I would love a bigger enclosure for ours, Wendy' is great in that you can let them out of enclosures but are still under cover with you


----------



## TheresaW (4 January 2014)

That's how we picked Ray and Oscar.  When I called Wendy, she said that some ferrets that have only ever been with one partner, don't always take to a new friend.  We took Mark along and let him sniff around before introducing him to new friends.  We only planned on getting one new friend for him, but Ray and Oscar were a pair, and the 3 of them got on so well.  Here's a pic of the day we brought them home.

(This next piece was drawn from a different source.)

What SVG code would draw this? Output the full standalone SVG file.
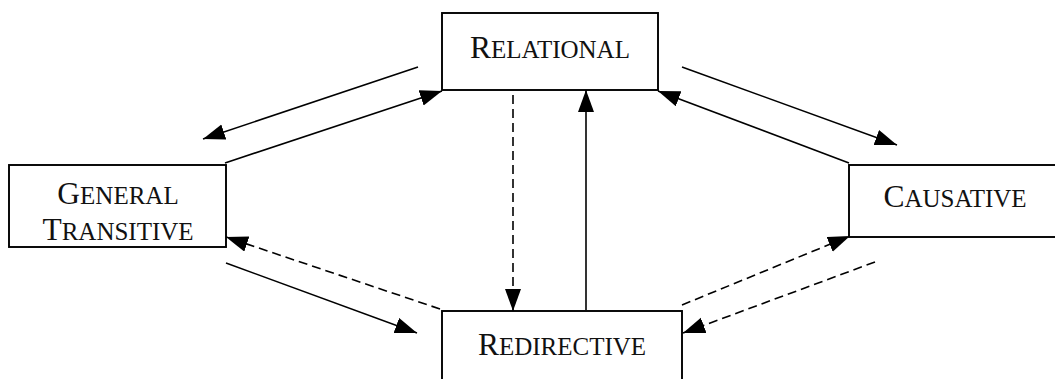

Mark is the one laying on top, who we sadly lost a few weeks later.  Ray is the polecat fatty, and Oscar is a totally different colour now.  Must get some new pics and post them.


----------



## PingPongPony (12 January 2014)

I've always been told that they need to have access to food as and when they want it. Their digestive tract is very short and their metabolism fast, so i'd personally leave the kibble as it is. 
My boy puts on enormous amounts of weight in winter, he somewhat resembles a small badger, size wise and the way he walks around  But having just been for a check up and vaccinations at vets and being told they are both fine weight wise for winter, and also having been to ferrety butlins for 2 weeks and again being told by an experienced ferret person whos known my two for years that they're ok, i've stopped worrying and just letting them put on and drop off the weight as they wish. They get a raw/cooked meat or raw eggs in the evenings, and unlimited kibble throughout the day. 
Here's what my boy is like now weight wise:


----------